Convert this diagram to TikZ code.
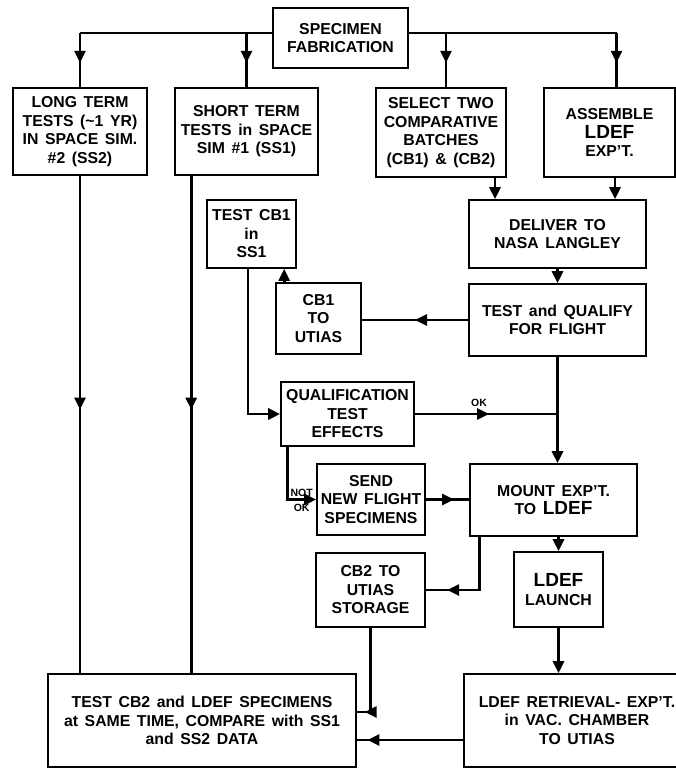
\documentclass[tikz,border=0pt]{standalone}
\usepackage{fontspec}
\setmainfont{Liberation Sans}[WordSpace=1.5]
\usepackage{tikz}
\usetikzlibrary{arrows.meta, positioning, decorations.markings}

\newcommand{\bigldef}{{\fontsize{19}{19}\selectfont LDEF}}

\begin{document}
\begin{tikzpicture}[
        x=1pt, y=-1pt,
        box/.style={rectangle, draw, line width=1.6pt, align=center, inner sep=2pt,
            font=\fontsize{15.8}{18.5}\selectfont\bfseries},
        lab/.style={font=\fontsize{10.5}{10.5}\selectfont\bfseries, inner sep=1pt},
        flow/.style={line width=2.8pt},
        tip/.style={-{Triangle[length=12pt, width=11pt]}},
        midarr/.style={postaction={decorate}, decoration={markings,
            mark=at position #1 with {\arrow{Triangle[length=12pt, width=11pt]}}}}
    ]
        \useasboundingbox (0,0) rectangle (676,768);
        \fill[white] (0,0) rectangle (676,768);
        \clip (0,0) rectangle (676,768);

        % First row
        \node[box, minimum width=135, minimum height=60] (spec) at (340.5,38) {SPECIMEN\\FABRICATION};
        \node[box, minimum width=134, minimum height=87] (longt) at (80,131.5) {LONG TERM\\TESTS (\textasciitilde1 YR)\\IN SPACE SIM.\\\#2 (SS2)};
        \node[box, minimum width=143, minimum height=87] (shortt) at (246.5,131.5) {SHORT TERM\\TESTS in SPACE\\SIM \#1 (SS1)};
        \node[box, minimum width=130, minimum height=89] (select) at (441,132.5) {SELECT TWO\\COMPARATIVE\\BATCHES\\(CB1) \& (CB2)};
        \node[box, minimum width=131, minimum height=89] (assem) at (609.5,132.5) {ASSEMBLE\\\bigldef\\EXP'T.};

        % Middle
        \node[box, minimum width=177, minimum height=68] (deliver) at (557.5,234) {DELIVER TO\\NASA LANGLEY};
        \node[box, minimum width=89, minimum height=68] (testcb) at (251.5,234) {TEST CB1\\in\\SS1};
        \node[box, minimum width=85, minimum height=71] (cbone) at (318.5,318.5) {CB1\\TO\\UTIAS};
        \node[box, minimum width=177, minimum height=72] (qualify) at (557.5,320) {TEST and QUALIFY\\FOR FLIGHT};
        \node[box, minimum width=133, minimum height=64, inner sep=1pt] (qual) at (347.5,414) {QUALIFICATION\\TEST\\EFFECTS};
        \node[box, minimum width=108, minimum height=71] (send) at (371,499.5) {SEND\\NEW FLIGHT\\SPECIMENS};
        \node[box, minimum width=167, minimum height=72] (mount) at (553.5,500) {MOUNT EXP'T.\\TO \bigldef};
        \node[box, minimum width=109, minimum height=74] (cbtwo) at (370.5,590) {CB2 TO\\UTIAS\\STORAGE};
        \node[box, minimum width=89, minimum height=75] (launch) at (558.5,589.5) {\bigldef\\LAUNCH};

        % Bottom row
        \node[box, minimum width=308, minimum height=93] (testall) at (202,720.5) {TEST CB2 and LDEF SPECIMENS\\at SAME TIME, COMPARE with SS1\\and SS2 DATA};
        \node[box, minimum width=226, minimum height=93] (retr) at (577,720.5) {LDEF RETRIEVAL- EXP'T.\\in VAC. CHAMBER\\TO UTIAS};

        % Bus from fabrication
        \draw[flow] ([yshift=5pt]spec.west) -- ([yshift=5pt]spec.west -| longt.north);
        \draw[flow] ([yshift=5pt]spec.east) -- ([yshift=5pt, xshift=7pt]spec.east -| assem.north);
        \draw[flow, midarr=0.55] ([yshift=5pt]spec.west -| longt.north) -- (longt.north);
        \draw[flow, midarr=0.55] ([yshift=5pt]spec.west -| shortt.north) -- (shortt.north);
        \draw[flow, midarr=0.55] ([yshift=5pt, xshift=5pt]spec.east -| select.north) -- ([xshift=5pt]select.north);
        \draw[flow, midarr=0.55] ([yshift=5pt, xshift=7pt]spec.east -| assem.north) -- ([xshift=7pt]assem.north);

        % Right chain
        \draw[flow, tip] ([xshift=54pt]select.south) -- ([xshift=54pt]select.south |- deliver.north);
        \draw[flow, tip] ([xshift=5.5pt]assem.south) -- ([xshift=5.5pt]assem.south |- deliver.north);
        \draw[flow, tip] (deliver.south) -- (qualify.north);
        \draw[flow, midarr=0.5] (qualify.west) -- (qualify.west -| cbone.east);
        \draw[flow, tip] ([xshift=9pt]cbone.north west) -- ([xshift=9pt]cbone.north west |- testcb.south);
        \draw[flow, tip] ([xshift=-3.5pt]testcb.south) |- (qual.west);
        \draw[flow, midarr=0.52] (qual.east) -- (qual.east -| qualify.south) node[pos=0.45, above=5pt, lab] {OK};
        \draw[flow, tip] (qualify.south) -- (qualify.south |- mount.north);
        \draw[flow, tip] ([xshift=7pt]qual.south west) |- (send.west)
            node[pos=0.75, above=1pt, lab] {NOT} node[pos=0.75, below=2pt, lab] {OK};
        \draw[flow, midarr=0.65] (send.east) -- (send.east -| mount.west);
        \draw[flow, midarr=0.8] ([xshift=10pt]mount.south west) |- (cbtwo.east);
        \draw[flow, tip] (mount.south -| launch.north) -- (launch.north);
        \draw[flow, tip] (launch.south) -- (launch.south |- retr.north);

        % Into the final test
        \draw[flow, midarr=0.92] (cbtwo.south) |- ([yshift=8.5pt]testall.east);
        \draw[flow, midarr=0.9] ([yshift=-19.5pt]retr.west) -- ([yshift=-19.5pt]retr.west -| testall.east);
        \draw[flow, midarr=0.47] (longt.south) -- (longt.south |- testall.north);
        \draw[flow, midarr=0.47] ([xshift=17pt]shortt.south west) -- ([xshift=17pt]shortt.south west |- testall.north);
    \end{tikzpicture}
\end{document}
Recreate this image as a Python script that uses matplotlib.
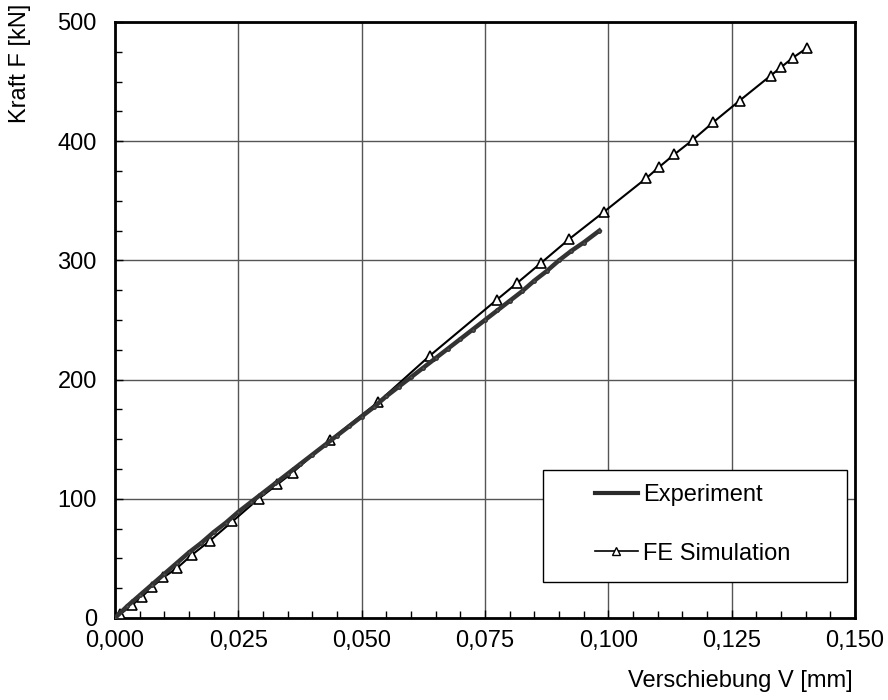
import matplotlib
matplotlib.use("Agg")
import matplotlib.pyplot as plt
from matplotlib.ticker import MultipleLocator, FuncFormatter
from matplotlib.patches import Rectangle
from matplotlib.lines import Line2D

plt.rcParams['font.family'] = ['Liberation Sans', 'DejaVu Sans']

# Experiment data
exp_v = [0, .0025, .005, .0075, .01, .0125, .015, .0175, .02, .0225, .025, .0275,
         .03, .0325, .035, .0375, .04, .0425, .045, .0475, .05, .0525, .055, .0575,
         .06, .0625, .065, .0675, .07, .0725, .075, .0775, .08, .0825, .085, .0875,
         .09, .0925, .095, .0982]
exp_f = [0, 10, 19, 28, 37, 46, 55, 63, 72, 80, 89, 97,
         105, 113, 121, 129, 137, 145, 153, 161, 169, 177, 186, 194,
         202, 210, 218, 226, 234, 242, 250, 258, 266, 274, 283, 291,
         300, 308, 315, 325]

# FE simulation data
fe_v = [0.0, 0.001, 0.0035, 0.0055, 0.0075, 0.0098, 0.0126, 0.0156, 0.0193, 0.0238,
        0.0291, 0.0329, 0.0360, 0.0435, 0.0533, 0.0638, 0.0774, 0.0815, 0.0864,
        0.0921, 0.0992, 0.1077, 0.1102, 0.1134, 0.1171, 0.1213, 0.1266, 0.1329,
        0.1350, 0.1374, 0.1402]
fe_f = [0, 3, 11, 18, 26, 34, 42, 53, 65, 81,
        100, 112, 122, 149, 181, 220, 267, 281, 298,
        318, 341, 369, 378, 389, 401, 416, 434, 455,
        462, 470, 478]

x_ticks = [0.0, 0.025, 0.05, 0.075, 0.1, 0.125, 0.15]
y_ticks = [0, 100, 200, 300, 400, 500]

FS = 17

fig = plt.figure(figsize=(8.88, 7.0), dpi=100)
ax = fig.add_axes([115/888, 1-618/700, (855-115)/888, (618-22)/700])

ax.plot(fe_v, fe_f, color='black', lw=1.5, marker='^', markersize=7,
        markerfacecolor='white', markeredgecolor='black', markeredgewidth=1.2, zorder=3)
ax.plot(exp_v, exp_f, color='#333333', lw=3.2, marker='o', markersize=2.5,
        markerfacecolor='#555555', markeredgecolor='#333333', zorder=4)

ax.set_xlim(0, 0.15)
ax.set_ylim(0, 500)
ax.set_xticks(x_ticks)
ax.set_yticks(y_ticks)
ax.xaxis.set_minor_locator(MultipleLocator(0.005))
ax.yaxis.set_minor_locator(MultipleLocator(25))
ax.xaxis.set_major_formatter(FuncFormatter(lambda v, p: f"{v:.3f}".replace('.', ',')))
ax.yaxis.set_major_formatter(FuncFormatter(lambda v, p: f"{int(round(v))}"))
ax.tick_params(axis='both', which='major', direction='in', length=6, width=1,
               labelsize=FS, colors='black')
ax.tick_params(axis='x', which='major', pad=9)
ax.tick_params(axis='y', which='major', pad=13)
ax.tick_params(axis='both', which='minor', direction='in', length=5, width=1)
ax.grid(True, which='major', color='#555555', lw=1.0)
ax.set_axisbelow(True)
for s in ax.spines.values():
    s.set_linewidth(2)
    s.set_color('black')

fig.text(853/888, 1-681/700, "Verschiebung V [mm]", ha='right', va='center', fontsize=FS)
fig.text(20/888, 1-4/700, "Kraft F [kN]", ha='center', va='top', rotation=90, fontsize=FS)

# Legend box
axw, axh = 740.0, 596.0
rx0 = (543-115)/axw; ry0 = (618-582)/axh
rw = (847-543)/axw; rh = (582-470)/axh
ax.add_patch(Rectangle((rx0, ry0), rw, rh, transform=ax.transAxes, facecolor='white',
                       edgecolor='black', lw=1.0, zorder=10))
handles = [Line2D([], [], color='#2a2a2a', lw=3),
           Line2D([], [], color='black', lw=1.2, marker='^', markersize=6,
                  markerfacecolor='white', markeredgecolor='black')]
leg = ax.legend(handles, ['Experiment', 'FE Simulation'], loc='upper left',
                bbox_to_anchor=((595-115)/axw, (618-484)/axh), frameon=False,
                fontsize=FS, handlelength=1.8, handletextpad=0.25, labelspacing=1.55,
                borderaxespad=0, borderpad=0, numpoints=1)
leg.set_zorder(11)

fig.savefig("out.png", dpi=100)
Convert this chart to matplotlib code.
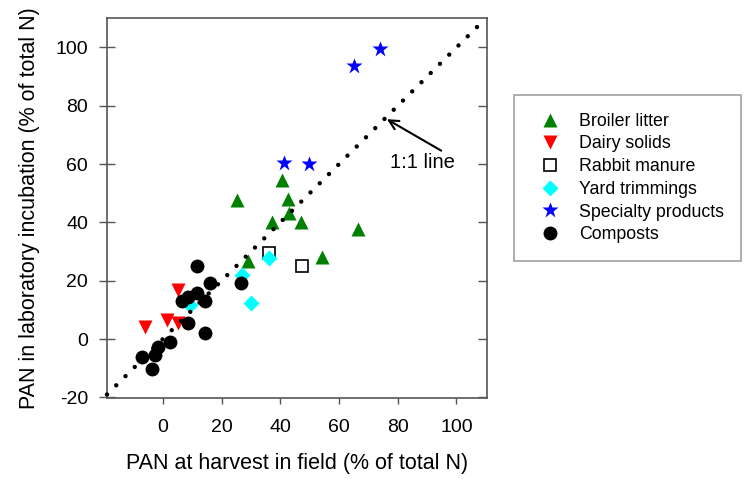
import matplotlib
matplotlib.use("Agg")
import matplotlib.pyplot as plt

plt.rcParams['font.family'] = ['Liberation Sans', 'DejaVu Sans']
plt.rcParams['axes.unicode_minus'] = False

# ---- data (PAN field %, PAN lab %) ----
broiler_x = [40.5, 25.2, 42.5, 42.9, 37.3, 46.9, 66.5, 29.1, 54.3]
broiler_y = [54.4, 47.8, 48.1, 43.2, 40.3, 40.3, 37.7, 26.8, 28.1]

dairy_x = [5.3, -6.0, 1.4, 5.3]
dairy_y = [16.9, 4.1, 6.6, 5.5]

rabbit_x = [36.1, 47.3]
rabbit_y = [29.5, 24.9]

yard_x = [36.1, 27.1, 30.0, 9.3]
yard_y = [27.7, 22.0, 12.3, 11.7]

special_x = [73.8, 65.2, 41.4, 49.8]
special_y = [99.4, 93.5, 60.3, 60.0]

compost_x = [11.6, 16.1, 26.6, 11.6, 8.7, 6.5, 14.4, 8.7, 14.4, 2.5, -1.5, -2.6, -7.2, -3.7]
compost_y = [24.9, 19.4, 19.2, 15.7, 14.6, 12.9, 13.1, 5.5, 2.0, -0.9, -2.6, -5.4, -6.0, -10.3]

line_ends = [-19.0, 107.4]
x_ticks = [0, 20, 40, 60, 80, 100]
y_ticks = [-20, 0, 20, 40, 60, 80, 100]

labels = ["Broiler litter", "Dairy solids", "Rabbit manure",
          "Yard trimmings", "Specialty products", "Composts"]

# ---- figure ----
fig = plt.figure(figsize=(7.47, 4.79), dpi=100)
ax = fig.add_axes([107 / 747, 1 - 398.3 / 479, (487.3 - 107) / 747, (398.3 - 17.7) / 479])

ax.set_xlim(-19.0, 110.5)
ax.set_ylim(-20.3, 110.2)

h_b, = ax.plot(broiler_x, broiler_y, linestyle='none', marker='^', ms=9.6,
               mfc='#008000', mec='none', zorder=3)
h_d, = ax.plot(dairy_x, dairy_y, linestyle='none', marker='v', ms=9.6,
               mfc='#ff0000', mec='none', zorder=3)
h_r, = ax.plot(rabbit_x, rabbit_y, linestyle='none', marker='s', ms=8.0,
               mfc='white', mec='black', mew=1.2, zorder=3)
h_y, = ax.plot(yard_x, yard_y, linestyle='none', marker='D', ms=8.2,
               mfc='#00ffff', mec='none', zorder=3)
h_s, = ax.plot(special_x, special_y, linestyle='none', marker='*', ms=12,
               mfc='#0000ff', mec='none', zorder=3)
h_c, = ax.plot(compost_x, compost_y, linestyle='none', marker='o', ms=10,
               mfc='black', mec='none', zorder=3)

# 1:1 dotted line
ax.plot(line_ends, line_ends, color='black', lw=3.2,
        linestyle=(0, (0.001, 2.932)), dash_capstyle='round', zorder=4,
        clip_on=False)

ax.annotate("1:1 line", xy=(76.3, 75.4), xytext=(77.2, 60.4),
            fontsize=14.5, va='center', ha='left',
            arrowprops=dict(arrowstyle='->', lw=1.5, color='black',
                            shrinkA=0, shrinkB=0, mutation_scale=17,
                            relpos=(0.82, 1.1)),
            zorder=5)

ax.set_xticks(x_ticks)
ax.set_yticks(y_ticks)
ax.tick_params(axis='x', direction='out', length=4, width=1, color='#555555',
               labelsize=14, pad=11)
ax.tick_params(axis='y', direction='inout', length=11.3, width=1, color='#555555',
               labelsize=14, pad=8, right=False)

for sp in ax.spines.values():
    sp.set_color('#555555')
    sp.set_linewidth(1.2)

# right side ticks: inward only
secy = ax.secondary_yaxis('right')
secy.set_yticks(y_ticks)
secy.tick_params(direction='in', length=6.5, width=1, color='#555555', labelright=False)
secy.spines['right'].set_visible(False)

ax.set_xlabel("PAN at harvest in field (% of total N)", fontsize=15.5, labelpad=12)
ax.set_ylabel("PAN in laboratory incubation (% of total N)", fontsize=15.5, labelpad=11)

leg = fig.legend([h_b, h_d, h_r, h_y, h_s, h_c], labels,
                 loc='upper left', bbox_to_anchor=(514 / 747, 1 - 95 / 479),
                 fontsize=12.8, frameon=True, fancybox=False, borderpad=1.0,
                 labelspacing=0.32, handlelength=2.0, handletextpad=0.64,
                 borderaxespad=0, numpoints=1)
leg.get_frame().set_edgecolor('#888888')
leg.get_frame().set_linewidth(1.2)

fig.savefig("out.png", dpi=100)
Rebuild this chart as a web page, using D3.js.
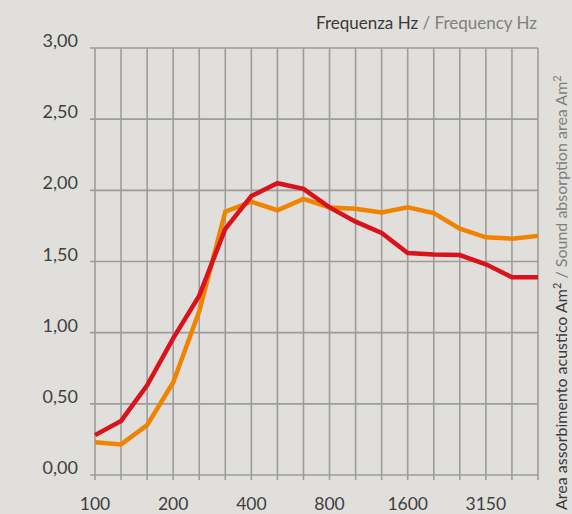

######

(INSTRUCTIONS TO FOLLOW):
Exactly the lines from the one with "Convert this chart to matplotlib code." through the one with "plt.rcParams['axes.unicode_minus'] = False" are to be reproduced, and no pictures with them.

(EXERCISE OUTPUT):
Convert this chart to matplotlib code.
import matplotlib
matplotlib.use("Agg")
import matplotlib.pyplot as plt

plt.rcParams['font.family'] = ['Liberation Sans', 'DejaVu Sans']
plt.rcParams['axes.unicode_minus'] = False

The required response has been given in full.